The national Anti-Obesity day is celebrated on November 26 every year to create awareness of dangers of obesity and prevention of the pandemic.
Dr Shyam Sundar C.M.A Consultant Endocrinology and Diabetology, SPARSH Hospital states that obesity is a slow pandemic which has been increasing in the past 15 to 20 years.
"We now have access to everything and have fewer reasons to step outside of our homes. The more time we spend sitting, it increases the risk of obesity and it will lead to further complications. It is said that the longer you sit, it is almost equivalent to smoking," he explained.
Dr Chaitra Krishnagiri, Chief Pathologist, SRL Diagnostics, Bangalore stated that overweight and obesity are the biggest challenges in today's scenario.
Obesity is the forerunner for multiple illnesses such as Type 2 Diabetes, heart disease and high blood pressure. The eating habits coupled with sedentary desk job are creating more and more obese people, she said.
What is alarming now is the increase in the number of children that are becoming overweight and obese. Childhood obesity is very real and a difficult condition to deal with, she added.
"In the past 2.5 years, many children have developed childhood obesity due to no physical activity, online school, and increase in junk food consumption. As a society, we need to work towards reducing this by effecting cutting down too much sugar and salt in their diet and encouraging them to play outdoors," Dr Krishnagiri stated.
Dr Shyam Sundar further explained that obesity basically has numerous definitions. One of the definitions would be, increase in the body mass index, i.e, weight for height is quite high. It depends on the different ethnicities as well. For Asians, it is more than 23 kg per meter square as overweight and more than 25 kg per meter squared as obese.

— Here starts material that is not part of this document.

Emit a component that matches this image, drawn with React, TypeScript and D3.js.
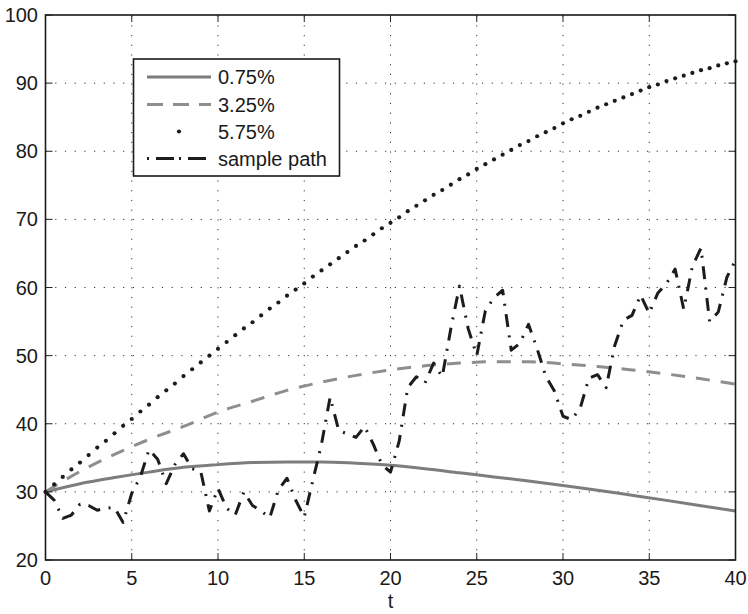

"There is also another definition, though you are obese, your BMI could be low but your waist circumference is high. (People who are lean but have a bigger tummy). The waist circumference cut offs are also there for Indians. In females, if it is more than 80 centimeters, and in males it is more than 90 centimeters, it is also a form of obesity," he said.
"Even though your weight for your height is normal and your BMI is less than 23, if your abdominal circumference has increased, that quantifies as obesity. So it's not only your weight, your abdominal circumference is also a marker of obesity," he explained.

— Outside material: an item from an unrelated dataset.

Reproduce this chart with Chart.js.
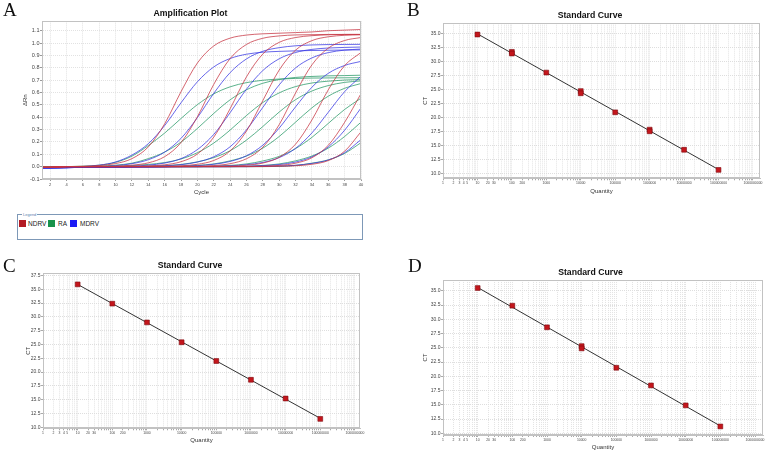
<!DOCTYPE html>
<html>
<head>
<meta charset="utf-8">
<script src="https://cdn.jsdelivr.net/npm/chart.js@4.4.1/dist/chart.umd.min.js"></script>
<style>
  body { margin: 0; background: #fff; width: 767px; height: 453px; position: relative; overflow: hidden;
         font-family: "Liberation Sans", Arial, sans-serif; }
  canvas { position: absolute; }
  .letter { position: absolute; font-family: "Liberation Serif", "Times New Roman", serif; font-size: 19px;
            line-height: 1; color: #111; z-index: 2; }
  .legend { position: absolute; left: 17px; top: 214px; width: 344px; height: 24px; border: 1px solid #7d98b7; }
  .legend .lgTitle { position: absolute; left: 4px; top: -3px; font-size: 4px; line-height: 5px; color: #5a7fb0;
                     background: #fff; padding: 0 1px; }
  .legend .sw { position: absolute; top: 5px; width: 7px; height: 7px; }
  .legend .lt { position: absolute; top: 5px; font-size: 6.5px; line-height: 7px; color: #222; }
</style>
</head>
<body>
<div class="letter" style="left:3px;top:0px">A</div>
<div class="letter" style="left:407px;top:0px">B</div>
<div class="letter" style="left:3px;top:256px">C</div>
<div class="letter" style="left:408px;top:256px">D</div>

<canvas id="ampChart" width="381" height="205" style="left:0px;top:0px"></canvas>
<canvas id="stdB" width="354" height="205" style="left:413px;top:0px"></canvas>
<canvas id="stdC" width="380" height="213" style="left:0px;top:240px"></canvas>
<canvas id="stdD" width="355" height="213" style="left:413px;top:240px"></canvas>

<div class="legend">
  <span class="lgTitle">Legend</span>
  <span class="sw" style="left:1px;background:#b31b24"></span><span class="lt" style="left:10px">NDRV</span>
  <span class="sw" style="left:30px;background:#17924a"></span><span class="lt" style="left:40px">RA</span>
  <span class="sw" style="left:52px;background:#1a1af5"></span><span class="lt" style="left:62px">MDRV</span>
</div>

<script>
// amplification plot: cycles sampled, one row per dilution
const cycles = [1, 2, 4, 6, 8, 10, 12, 14, 16, 18, 20, 22, 24, 26, 28, 30, 32, 34, 36, 38, 40];
const cycleTicks = [2, 4, 6, 8, 10, 12, 14, 16, 18, 20, 22, 24, 26, 28, 30, 32, 34, 36, 38, 40];
const rnTicks = [-0.1, 0, 0.1, 0.2, 0.3, 0.4, 0.5, 0.6, 0.7, 0.8, 0.9, 1.0, 1.1];

const ndrvRn = [
  [-0.005, -0.005, 0, 0.003, 0.009, 0.025, 0.065, 0.16, 0.347, 0.607, 0.839, 0.977, 1.04, 1.065, 1.075, 1.08, 1.085, 1.09, 1.1, 1.105, 1.11],
  [-0.005, -0.005, 0, 0, 0.002, 0.004, 0.012, 0.031, 0.081, 0.195, 0.404, 0.666, 0.875, 0.989, 1.039, 1.058, 1.066, 1.068, 1.07, 1.07, 1.07],
  [-0.005, -0.005, 0, 0, 0, 0.001, 0.002, 0.006, 0.015, 0.04, 0.102, 0.239, 0.469, 0.727, 0.912, 1.006, 1.045, 1.06, 1.067, 1.07, 1.07],
  [-0.005, -0.005, 0, 0, 0, 0, 0, 0.001, 0.003, 0.007, 0.019, 0.05, 0.127, 0.288, 0.535, 0.782, 0.943, 1.02, 1.051, 1.063, 1.067],
  [-0.005, -0.005, 0, 0, 0, 0, 0, 0, 0, 0.001, 0.003, 0.009, 0.024, 0.064, 0.157, 0.34, 0.596, 0.824, 0.959, 1.021, 1.045],
  [-0.005, -0.005, 0, 0, 0, 0, 0, 0, 0, 0, 0.001, 0.002, 0.004, 0.011, 0.029, 0.076, 0.182, 0.378, 0.622, 0.818, 0.924],
  [-0.005, -0.005, 0, 0, 0, 0, 0, 0, 0, 0, 0, 0, 0.001, 0.001, 0.004, 0.01, 0.028, 0.072, 0.173, 0.359, 0.591],
  [-0.005, -0.005, 0, 0, 0, 0, 0, 0, 0, 0, 0, 0, 0, 0, 0.001, 0.003, 0.007, 0.019, 0.049, 0.125, 0.282]
];
const mdrvRn = [
  [-0.01, -0.01, -0.006, 0.001, 0.012, 0.038, 0.094, 0.186, 0.333, 0.517, 0.687, 0.807, 0.875, 0.91, 0.926, 0.933, 0.937, 0.94, 0.942, 0.944, 0.945],
  [-0.01, -0.01, -0.008, -0.003, 0, 0.008, 0.024, 0.056, 0.118, 0.229, 0.397, 0.593, 0.761, 0.872, 0.934, 0.963, 0.978, 0.985, 0.988, 0.989, 0.99],
  [-0.01, -0.01, -0.008, -0.005, -0.003, 0, 0.004, 0.012, 0.029, 0.065, 0.138, 0.261, 0.437, 0.627, 0.778, 0.873, 0.924, 0.949, 0.96, 0.965, 0.968],
  [-0.01, -0.01, -0.008, -0.006, -0.004, -0.002, 0, 0.002, 0.007, 0.016, 0.037, 0.08, 0.161, 0.298, 0.48, 0.662, 0.799, 0.88, 0.923, 0.943, 0.952],
  [-0.01, -0.01, -0.008, -0.006, -0.005, -0.004, -0.003, -0.002, 0, 0.003, 0.008, 0.019, 0.042, 0.088, 0.174, 0.312, 0.484, 0.643, 0.755, 0.819, 0.852],
  [-0.01, -0.01, -0.008, -0.006, -0.005, -0.004, -0.003, -0.002, -0.001, 0, 0, 0.003, 0.007, 0.016, 0.034, 0.073, 0.148, 0.273, 0.44, 0.607, 0.732],
  [-0.01, -0.01, -0.008, -0.006, -0.005, -0.004, -0.003, -0.002, -0.001, 0, 0, 0, 0, 0.003, 0.008, 0.017, 0.037, 0.079, 0.16, 0.295, 0.475],
  [-0.01, -0.01, -0.008, -0.006, -0.005, -0.004, -0.003, -0.002, -0.001, 0, 0, 0, 0, 0, 0.002, 0.005, 0.011, 0.026, 0.054, 0.113, 0.219]
];
const raRn = [
  [-0.005, -0.005, 0, 0.004, 0.012, 0.035, 0.085, 0.171, 0.272, 0.39, 0.502, 0.589, 0.646, 0.68, 0.699, 0.709, 0.714, 0.717, 0.718, 0.719, 0.72],
  [-0.005, -0.005, 0, 0, 0.004, 0.012, 0.028, 0.065, 0.118, 0.199, 0.309, 0.431, 0.541, 0.622, 0.675, 0.705, 0.722, 0.73, 0.735, 0.737, 0.74],
  [-0.005, -0.005, 0, 0, 0, 0.003, 0.008, 0.018, 0.033, 0.062, 0.113, 0.191, 0.296, 0.414, 0.519, 0.597, 0.648, 0.677, 0.692, 0.701, 0.705],
  [-0.005, -0.005, 0, 0, 0, 0, 0, 0.003, 0.008, 0.018, 0.039, 0.073, 0.129, 0.215, 0.325, 0.442, 0.542, 0.612, 0.656, 0.682, 0.694],
  [-0.005, -0.005, 0, 0, 0, 0, 0, 0, 0, 0.003, 0.01, 0.022, 0.047, 0.086, 0.15, 0.244, 0.36, 0.476, 0.57, 0.634, 0.673],
  [-0.005, -0.005, 0, 0, 0, 0, 0, 0, 0, 0, 0, 0.003, 0.01, 0.022, 0.046, 0.083, 0.146, 0.237, 0.35, 0.463, 0.554],
  [-0.005, -0.005, 0, 0, 0, 0, 0, 0, 0, 0, 0, 0, 0, 0.002, 0.01, 0.022, 0.047, 0.086, 0.15, 0.244, 0.36],
  [-0.005, -0.005, 0, 0, 0, 0, 0, 0, 0, 0, 0, 0, 0, 0, 0, 0.002, 0.01, 0.028, 0.055, 0.107, 0.194]
];

// standard curves
const quantB = [10, 100, 100, 1000, 10000, 10000, 100000, 1000000, 1000000, 10000000, 100000000];
const ctB = [34.8, 31.7, 31.4, 28.0, 24.7, 24.3, 20.9, 17.8, 17.5, 14.2, 10.6];
const quantC = [10, 100, 1000, 10000, 100000, 1000000, 10000000, 100000000];
const ctC = [35.9, 32.4, 29.0, 25.4, 22.0, 18.6, 15.2, 11.5];
const quantD = [10, 100, 1000, 10000, 10000, 100000, 1000000, 10000000, 100000000];
const ctD = [35.5, 32.4, 28.6, 25.3, 24.9, 21.5, 18.4, 14.9, 11.2];

const ctTicks = [10, 12.5, 15, 17.5, 20, 22.5, 25, 27.5, 30, 32.5, 35];
const ctTicksC = [10, 12.5, 15, 17.5, 20, 22.5, 25, 27.5, 30, 32.5, 35, 37.5];
const quantLabels = [1, 2, 3, 4, 5, 10, 20, 30, 100, 200, 1000, 10000, 100000, 1000000,
                     10000000, 100000000, 1000000000];

const FONT = '"Liberation Sans", Arial, sans-serif';
const RED = 'rgba(198, 52, 66, 0.85)', BLUE = 'rgba(55, 55, 228, 0.85)', GREEN = 'rgba(40, 152, 102, 0.85)';

// log grid: 1..9 in every decade
const logGrid = [];
for (let k = 0; k < 9; k++) for (let m = 1; m <= 9; m++) logGrid.push(m * Math.pow(10, k));
logGrid.push(1000000000);

const fixTicks = vals => scale => { scale.ticks = vals.map(v => ({ value: v })); };

const framePlugin = {
  id: 'frame',
  afterDatasetsDraw(chart) {
    const a = chart.chartArea, ctx = chart.ctx;
    ctx.save();
    ctx.strokeStyle = '#c2c2c2';
    ctx.lineWidth = 1;
    ctx.strokeRect(Math.round(a.left) + 0.5, Math.round(a.top) + 0.5,
                   Math.round(a.right - a.left) - 1, Math.round(a.bottom - a.top) - 1);
    ctx.restore();
  }
};

function curveSets(rows, color) {
  return rows.map(r => ({
    data: r.map((y, i) => ({ x: cycles[i], y: y })),
    borderColor: color,
    borderWidth: 0.9,
    pointRadius: 0,
    cubicInterpolationMode: 'monotone',
    fill: false
  }));
}

new Chart(document.getElementById('ampChart'), {
  type: 'line',
  data: { datasets: [...curveSets(ndrvRn, RED), ...curveSets(mdrvRn, BLUE), ...curveSets(raRn, GREEN)] },
  options: {
    responsive: false,
    animation: false,
    layout: { padding: { left: 20, right: 20, top: 0, bottom: 0 } },
    plugins: {
      legend: { display: false },
      tooltip: { enabled: false },
      title: { display: true, text: 'Amplification Plot', color: '#111',
               font: { family: FONT, size: 8.7, weight: 'bold' }, padding: { top: 8.8, bottom: 2.1 } }
    },
    scales: {
      x: {
        type: 'linear', min: 1, max: 40,
        afterBuildTicks: fixTicks(cycleTicks),
        afterFit: s => { s.height = 26; },
        ticks: { font: { family: FONT, size: 4 }, color: '#444', padding: 1, maxRotation: 0, autoSkip: false },
        grid: { color: '#e2e2e2', tickColor: '#999', tickLength: 2 },
        border: { color: '#c2c2c2', dash: [1, 1] },
        title: { display: true, text: 'Cycle', color: '#333', font: { family: FONT, size: 6 }, padding: { top: 0, bottom: 9.4 } }
      },
      y: {
        min: -0.1, max: 1.176,
        afterBuildTicks: fixTicks(rnTicks),
        afterFit: s => { s.width = 22; },
        ticks: { font: { family: FONT, size: 5.5 }, color: '#444', padding: 0.5, callback: v => v.toFixed(1) },
        grid: { color: '#e2e2e2', tickColor: '#999', tickLength: 2 },
        border: { color: '#c2c2c2', dash: [1, 1] },
        title: { display: true, text: 'ΔRn', color: '#333', font: { family: FONT, size: 6 }, padding: { top: 1.4, bottom: 0 } }
      }
    }
  },
  plugins: [framePlugin]
});

function fitLine(q, ct) {
  const xs = q.map(v => Math.log10(v));
  const n = xs.length;
  const mx = xs.reduce((a, b) => a + b, 0) / n;
  const my = ct.reduce((a, b) => a + b, 0) / n;
  let sxy = 0, sxx = 0;
  xs.forEach((x, i) => { sxy += (x - mx) * (ct[i] - my); sxx += (x - mx) * (x - mx); });
  const slope = sxy / sxx, icpt = my - slope * mx;
  return [Math.min(...q), Math.max(...q)].map(v => ({ x: v, y: icpt + slope * Math.log10(v) }));
}

function standardCurve(id, quant, ct, cfg) {
  new Chart(document.getElementById(id), {
    type: 'scatter',
    data: {
      datasets: [
        {
          data: quant.map((q, i) => ({ x: q, y: ct[i] })),
          pointStyle: 'rect', pointRadius: 3.4,
          backgroundColor: '#c4161c', borderColor: '#7e0b10', borderWidth: 0.6
        },
        {
          data: fitLine(quant, ct),
          showLine: true, borderColor: '#333', borderWidth: 1, pointRadius: 0
        }
      ]
    },
    options: {
      responsive: false,
      animation: false,
      layout: { padding: { left: cfg.pad, right: cfg.pad, top: 0, bottom: 0 } },
      plugins: {
        legend: { display: false },
        tooltip: { enabled: false },
        title: { display: true, text: 'Standard Curve', color: '#111',
                 font: { family: FONT, size: 8.7, weight: 'bold' }, padding: { top: cfg.titleTop, bottom: cfg.titleBottom } }
      },
      scales: {
        x: {
          type: 'logarithmic', min: 1, max: cfg.xMax,
          afterBuildTicks: fixTicks(logGrid),
          afterFit: s => { s.height = cfg.xHeight; },
          ticks: { font: { family: FONT, size: 3.4 }, color: '#444', padding: 1, maxRotation: 0, minRotation: 0,
                   autoSkip: false, callback: v => quantLabels.includes(v) ? String(v) : '' },
          grid: { color: '#e4e4e4', tickColor: '#aaa', tickLength: 2 },
          border: { color: '#c2c2c2', dash: [1, 1] },
          title: { display: true, text: 'Quantity', color: '#333', font: { family: FONT, size: 6 },
                   padding: { top: 0, bottom: cfg.xTitleBottom } }
        },
        y: {
          min: cfg.yMin, max: cfg.yMax,
          afterBuildTicks: fixTicks(cfg.yTicks),
          afterFit: s => { s.width = cfg.yWidth; },
          ticks: { font: { family: FONT, size: 5 }, color: '#444', padding: 0.5, callback: v => v.toFixed(1) },
          grid: { color: '#dedede', tickColor: '#aaa', tickLength: 2 },
          border: { color: '#c2c2c2', dash: [1, 1] },
          title: { display: true, text: 'CT', color: '#333', font: { family: FONT, size: 6 },
                   padding: { top: cfg.yTitleTop, bottom: 0 } }
        }
      }
    },
    plugins: [framePlugin]
  });
}

standardCurve('stdB', quantB, ctB, {
  pad: 7, yWidth: 23, xMax: 1.6e9, yMin: 9.1, yMax: 36.8, yTicks: ctTicks,
  titleTop: 10.3, titleBottom: 2.6, xHeight: 26.7, xTitleBottom: 10.4, yTitleTop: 1.7
});
standardCurve('stdC', quantC, ctC, {
  pad: 20, yWidth: 23, xMax: 1.4e9, yMin: 9.8, yMax: 37.9, yTicks: ctTicksC,
  titleTop: 20.8, titleBottom: 2.1, xHeight: 24.7, xTitleBottom: 9.4, yTitleTop: 4.4
});
standardCurve('stdD', quantD, ctD, {
  pad: 5, yWidth: 25, xMax: 1.7e9, yMin: 9.7, yMax: 36.9, yTicks: ctTicks,
  titleTop: 27.3, titleBottom: 2.3, xHeight: 18, xTitleBottom: 1.9, yTitleTop: 3.9
});
</script>
</body>
</html>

"Obesity has various health implications. Obesity affects the liver. There is fatty deposition in the liver and later can lead to cirrhosis and liver failure.

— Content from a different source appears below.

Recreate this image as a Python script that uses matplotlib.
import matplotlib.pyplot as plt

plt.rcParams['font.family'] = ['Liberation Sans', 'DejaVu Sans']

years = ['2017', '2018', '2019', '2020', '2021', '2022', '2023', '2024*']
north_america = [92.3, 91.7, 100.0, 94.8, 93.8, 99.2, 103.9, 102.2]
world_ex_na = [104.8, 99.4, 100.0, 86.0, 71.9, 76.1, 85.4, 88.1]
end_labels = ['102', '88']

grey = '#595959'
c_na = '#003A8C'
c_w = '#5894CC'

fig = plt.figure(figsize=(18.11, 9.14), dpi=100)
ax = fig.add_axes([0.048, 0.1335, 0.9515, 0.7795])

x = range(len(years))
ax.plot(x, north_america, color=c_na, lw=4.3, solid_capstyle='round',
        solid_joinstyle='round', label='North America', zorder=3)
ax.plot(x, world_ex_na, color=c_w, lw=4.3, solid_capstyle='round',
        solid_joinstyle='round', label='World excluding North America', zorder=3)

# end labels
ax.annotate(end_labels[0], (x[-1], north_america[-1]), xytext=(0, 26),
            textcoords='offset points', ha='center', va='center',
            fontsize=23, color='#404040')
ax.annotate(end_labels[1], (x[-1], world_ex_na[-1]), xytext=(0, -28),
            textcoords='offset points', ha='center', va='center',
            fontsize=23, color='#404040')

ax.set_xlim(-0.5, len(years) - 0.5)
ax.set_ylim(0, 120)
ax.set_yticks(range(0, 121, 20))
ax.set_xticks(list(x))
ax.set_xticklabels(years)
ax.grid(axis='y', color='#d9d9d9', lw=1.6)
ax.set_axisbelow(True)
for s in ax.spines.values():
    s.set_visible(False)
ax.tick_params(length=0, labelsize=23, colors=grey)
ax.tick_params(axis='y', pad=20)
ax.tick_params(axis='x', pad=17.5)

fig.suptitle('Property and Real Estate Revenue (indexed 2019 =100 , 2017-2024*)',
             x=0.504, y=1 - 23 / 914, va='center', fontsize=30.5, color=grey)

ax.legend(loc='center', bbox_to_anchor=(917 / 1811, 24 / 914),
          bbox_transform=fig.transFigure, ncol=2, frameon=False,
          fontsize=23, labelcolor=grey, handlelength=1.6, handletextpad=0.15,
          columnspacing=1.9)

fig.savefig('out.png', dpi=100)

It also increases the resistance for the action of insulin. So, eventually when the pancreas gets burnt out of secretion because it is continuously secreting higher amounts of insulin. So that is when one develops diabetes.
Obesity also can lead to a condition known as obstructive sleep apnea. Due to obesity, there is excessive snoring, and that has further health implications such as increasing heart attacks, increasing blood pressure and diabetes mellitus.
It also affects reproductive function. In females, it tends to cause an increase in the testosterone levels which will lead to the abnormal hair growth, Oligomenorrhea (irregularities in the menstrual cycle) and PCOS (Polycystic ovarian syndrome)
In men, due to obesity, they tend to have lesser testosterone levels and that will lead to a decreased libido and erectile dysfunction.
Being overweight and obesity will also affect the joints in the body, leading to more pressure on knees and ankles leading to osteoarthritis in the later stages," Dr Shyam Sundar elaborated.
So, a simple suggestion would be, make sure that you don't sit for more than 20 or 25 minutes at a stretch. Take a break of five minutes, go out for a walk then get back to work. This is the simplest method to prevent the development of obesity and other complications, he said.